Eisenstein-Kronecker classes, integrality of critical values of Hecke $L$-functions and $p$-adic interpolation
Guido Kings, Johannes Sprang
TL;DR
The paper develops a geometric framework for critical values of Hecke $L$-functions over arbitrary totally complex fields by constructing equivariant coherent Eisenstein-Kronecker classes on CM abelian schemes using the completed Poincaré bundle. It then provides explicit computations of these classes in terms of generalized Eisenstein-Kronecker series and currents, connecting them to the de Rham polylogarithm and CM-type decompositions. The results yield integrality statements for regularized values $L(\chi,0)$ after division by explicit periods, and enable a $p$-adic interpolation measure in the ordinary case, generalizing prior CM-field constructions (Damerell, Shimura, Katz) to the broader CM setting. The work also introduces refined classes to manage integrality and develops a robust link between CM types, periods, and special $L$-values, with potential implications for Deligne-type conjectures and CM motives of rank one.
Abstract
We show that for an arbitrary totally complex number field $L$ the (regularized) critical $L$-values of algebraic Hecke characters of $L$ divided by certain periods are algebraic integers. This relies on a new construction of an equivariant coherent cohomology class with values in the completion of the Poincaré bundle on an abelian scheme $\cal{A}$. From this we obtain a cohomology class for the automorphism group of a CM abelian scheme $\cal{A}$ with values in some canonical bundles, which can be explicitly calculated in terms of Eisenstein-Kronecker series.
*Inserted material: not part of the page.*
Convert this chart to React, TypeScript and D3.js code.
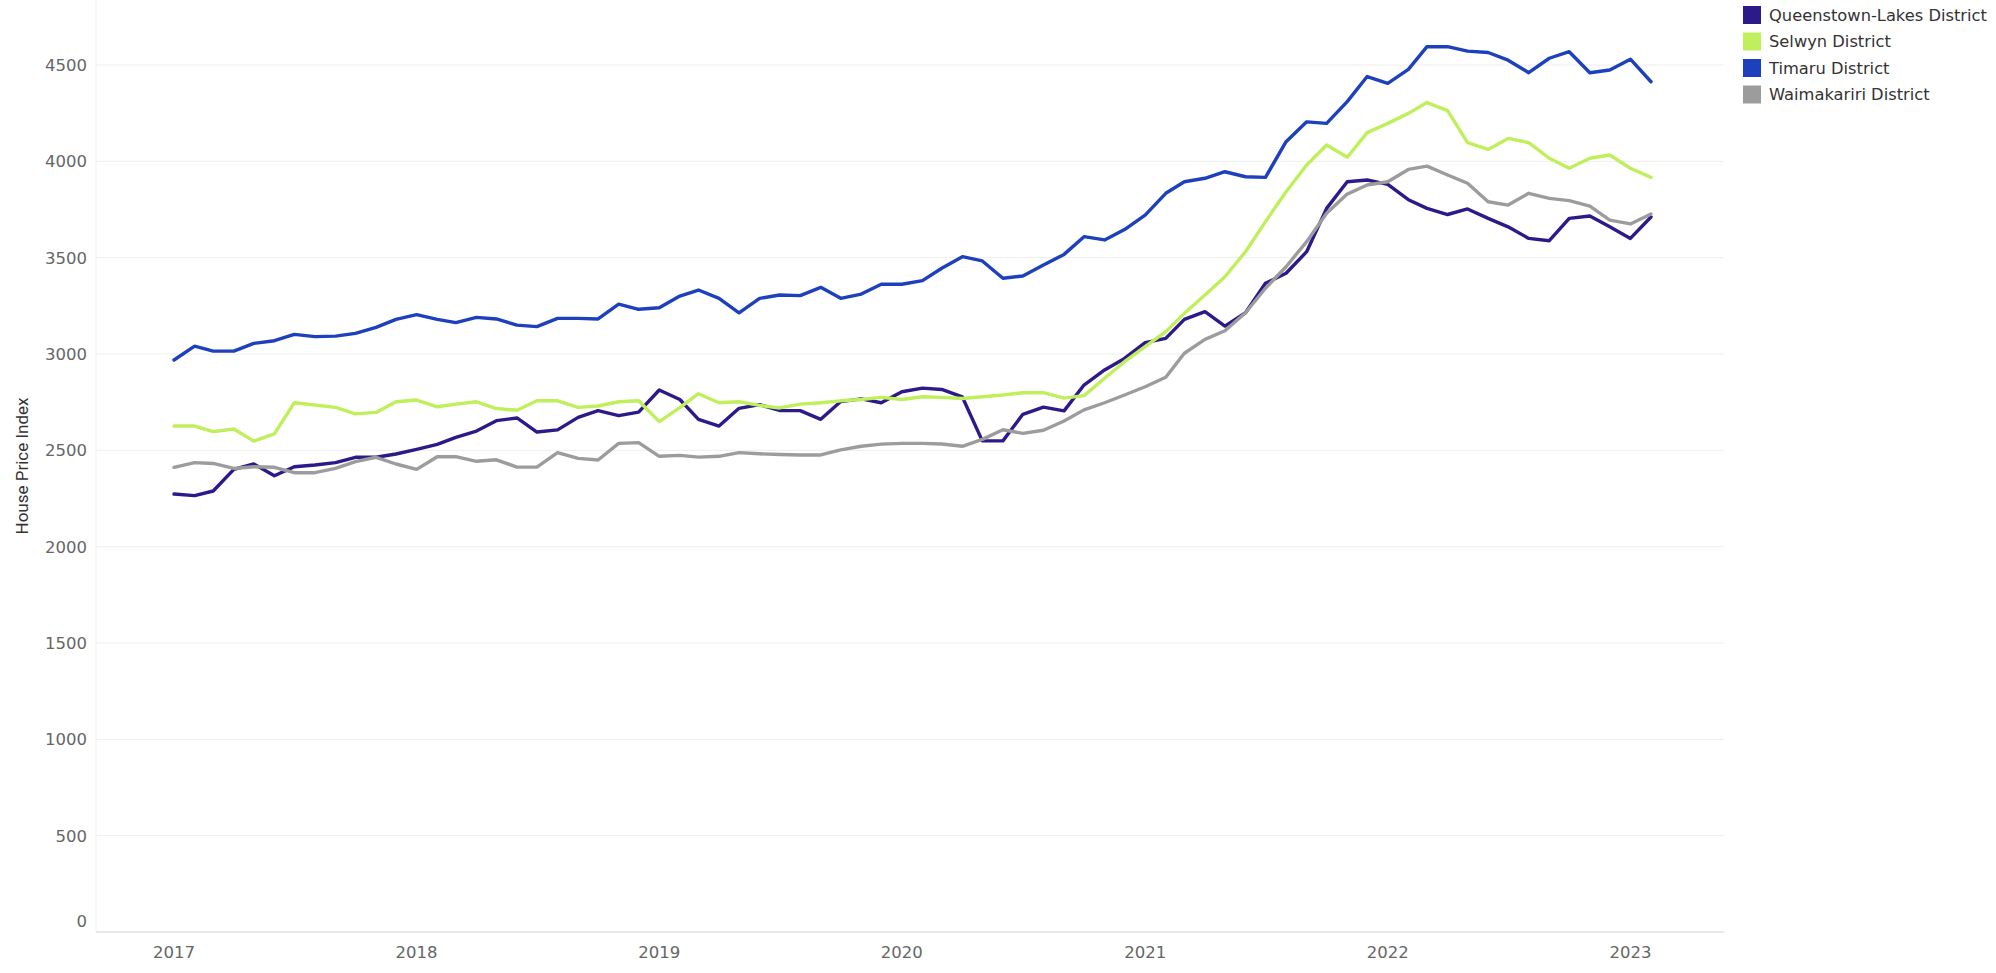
import React from "react";
import * as d3 from "d3";

const seriesNames = ["Queenstown-Lakes District", "Selwyn District", "Timaru District", "Waimakariri District"];
const seriesColors = ["#2c1a8a", "#bff05c", "#1d40bd", "#9c9c9c"];

const startMonth = "2017-01";
const monthCount = 74;

const queenstown = [
  2273, 2265, 2289, 2401, 2429, 2368, 2415, 2424, 2436, 2464,
  2464, 2481, 2505, 2531, 2567, 2600, 2654, 2668, 2595, 2606,
  2671, 2706, 2680, 2698, 2813, 2764, 2661, 2626, 2718, 2737,
  2707, 2706, 2661, 2753, 2767, 2747, 2804, 2823, 2816, 2777,
  2549, 2549, 2687, 2724, 2705, 2839, 2917, 2977, 3059, 3081,
  3180, 3220, 3145, 3214, 3367, 3419, 3531, 3756, 3894, 3903,
  3880, 3801, 3756, 3724, 3753, 3704, 3660, 3600, 3588, 3704,
  3716, 3660, 3600, 3711,
];
const selwyn = [
  2626, 2626, 2597, 2611, 2548, 2585, 2747, 2735, 2723, 2689,
  2697, 2752, 2761, 2726, 2740, 2752, 2717, 2708, 2757, 2757,
  2723, 2730, 2752, 2757, 2649, 2722, 2794, 2747, 2752, 2733,
  2720, 2740, 2747, 2757, 2764, 2775, 2764, 2778, 2775, 2769,
  2778, 2787, 2799, 2799, 2771, 2784, 2874, 2960, 3038, 3116,
  3211, 3306, 3401, 3531, 3687, 3842, 3981, 4085, 4021, 4149,
  4197, 4249, 4305, 4263, 4097, 4062, 4119, 4097, 4016, 3964,
  4016, 4033, 3964, 3917,
];
const timaru = [
  2969, 3041, 3015, 3015, 3055, 3069, 3102, 3090, 3093, 3107,
  3138, 3180, 3204, 3180, 3163, 3190, 3182, 3150, 3142, 3185,
  3185, 3182, 3259, 3232, 3240, 3301, 3332, 3289, 3214, 3289,
  3306, 3303, 3346, 3289, 3311, 3362, 3362, 3381, 3445, 3505,
  3483, 3393, 3405, 3462, 3517, 3609, 3592, 3646, 3721, 3834,
  3894, 3912, 3946, 3920, 3917, 4102, 4205, 4197, 4310, 4440,
  4405, 4477, 4595, 4595, 4572, 4565, 4525, 4460, 4535, 4569,
  4460, 4474, 4530, 4413,
];
const waimakariri = [
  2412, 2436, 2432, 2406, 2415, 2412, 2384, 2384, 2406, 2441,
  2464, 2429, 2401, 2467, 2467, 2443, 2451, 2413, 2413, 2488,
  2458, 2450, 2536, 2540, 2469, 2474, 2465, 2469, 2488, 2482,
  2478, 2476, 2476, 2502, 2521, 2532, 2536, 2536, 2533, 2521,
  2557, 2607, 2588, 2604, 2652, 2710, 2747, 2787, 2830, 2879,
  3004, 3076, 3121, 3214, 3341, 3453, 3583, 3730, 3830, 3877,
  3894, 3958, 3975, 3929, 3886, 3790, 3773, 3834, 3808, 3796,
  3768, 3695, 3675, 3727,
];
const seriesValues = [queenstown, selwyn, timaru, waimakariri];

const yTicks = [0, 500, 1000, 1500, 2000, 2500, 3000, 3500, 4000, 4500];
const xTickYears = [2017, 2018, 2019, 2020, 2021, 2022, 2023];
const yTitle = "House Price Index";

const W = 1996;
const H = 973;

export default function App() {
  const parse = d3.timeParse("%Y-%m");
  const start = parse(startMonth) as Date;
  const months = d3.range(monthCount).map((i) => d3.timeMonth.offset(start, i));

  const x = d3.scaleTime().domain([months[0], months[months.length - 1]]).range([174, 1651]);
  const y = d3.scaleLinear().domain([0, 4500]).range([932, 65]);

  const line = d3
    .line<number>()
    .x((_, i) => x(months[i]))
    .y((d) => y(d));

  const tickFont = "'DejaVu Sans', sans-serif";

  return (
    <svg
      width={W}
      height={H}
      style={{ position: "absolute", left: 0, top: 0, display: "block", background: "#fff" }}
    >
      <line x1={96} x2={96} y1={0} y2={932} stroke="#f2f2f2" strokeWidth={1} />
      {yTicks.map((t) => (
        <line
          key={"g" + t}
          x1={96}
          x2={1724}
          y1={y(t)}
          y2={y(t)}
          stroke={t === 0 ? "#e8e8e8" : "#eeeeee"}
          strokeWidth={t === 0 ? 2 : 1}
        />
      ))}
      {yTicks.map((t) => (
        <text
          key={"yl" + t}
          x={87}
          y={Math.min(y(t), y(0) - 11)}
          dy="0.36em"
          textAnchor="end"
          fontFamily={tickFont}
          fontSize={16.5}
          fill="#666666"
        >
          {t}
        </text>
      ))}
      {xTickYears.map((yr) => (
        <text
          key={"xl" + yr}
          x={x(new Date(yr, 0, 1))}
          y={952}
          dy="0.36em"
          textAnchor="middle"
          fontFamily={tickFont}
          fontSize={16.5}
          fill="#666666"
        >
          {yr}
        </text>
      ))}
      <text
        transform={`translate(22,466) rotate(-90)`}
        textAnchor="middle"
        dy="0.36em"
        fontFamily="Roboto, sans-serif"
        fontSize={17}
        fill="#333333"
      >
        {yTitle}
      </text>
      {seriesValues.map((vals, si) => (
        <path
          key={"s" + si}
          d={line(vals) || ""}
          fill="none"
          stroke={seriesColors[si]}
          strokeWidth={3.4}
          strokeLinejoin="round"
          strokeLinecap="round"
        />
      ))}
      {seriesNames.map((name, i) => (
        <g key={"lg" + i} transform={`translate(1743,${6 + i * 26.5})`}>
          <rect width={18} height={18} fill={seriesColors[i]} />
          <text x={26} y={9} dy="0.36em" fontFamily={tickFont} fontSize={16.3} fill="#333333">
            {name}
          </text>
        </g>
      ))}
    </svg>
  );
}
As a further consequence, using an infinitesimal trivialization of the Poincaré bundle, we construct a $p$-adic measure interpolating the critical $L$-values in the ordinary case. This generalizes previous results for CM fields by Damerell, Shimura and Katz and settles the algebraicity and $p$-adic interpolation in the remaining open cases of critical values of Hecke $L$-functions.